Moving home also gave the band access to all kinds of gear and instruments that have been stored there over the years, as well as some of the Goods’ parents’ instruments and equipment, including their mom’s guitar.

“One of the cool surprises was that my mom’s acoustic guitar is a thousand times better than mine or my brother’s arsenal of guitars,” says Dallas.

And that wasn’t Mom’s only contribution. She also sings on a couple tracks, which is a common occurrence on most of the Sadies’ 10 albums.

Despite being the official locale for whenever the extended family gets together to rehearse, it isn’t exactly a luxurious nook, according to Dallas.

“My parents’ basement is completely unfinished,” he explains. “We were moving cross-country ski poles and ping-pong tables to set up the drums and stuff.

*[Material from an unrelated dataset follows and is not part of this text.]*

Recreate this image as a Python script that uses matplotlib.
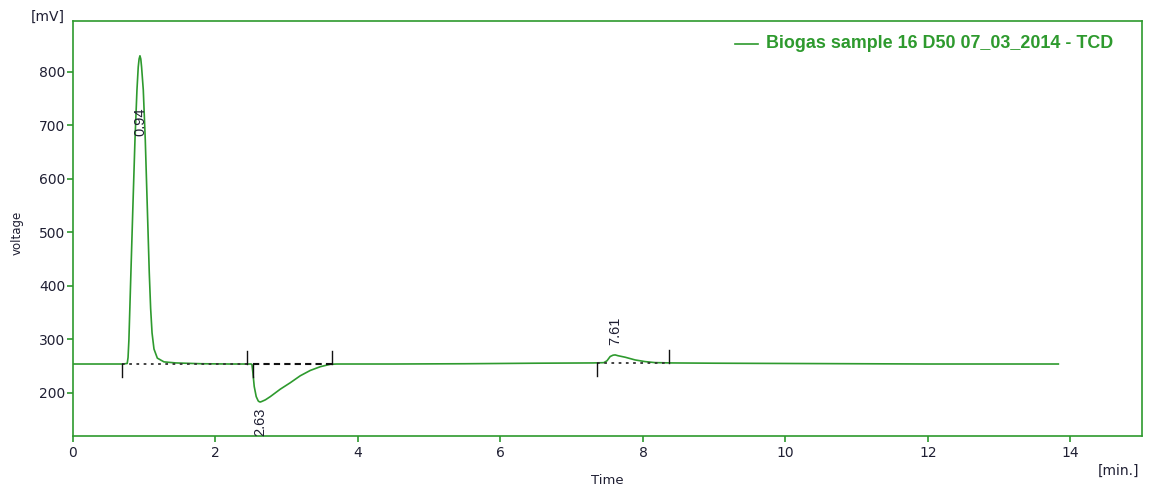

It was very rustic.”

It’s the same basement where Dallas practised with his first punk bands in high school.

More than 20 years ago, at the venerable Cameron House on Queen Street West, the Sadies took to the stage for the first time, fronted by brothers Dallas and Travis Good, the offspring of a family of musicians centred on longtime country group the Good Brothers.

Since then, the Sadies have gone on to become one of the country’s most enduring roots bands, producing a slew of notable albums and collaborating with everyone from Garth Hudson and Andre Williams to Buffy Sainte Marie and Neko Case.

On Feb. 2, the band plays with Blue Rodeo at Massey Hall.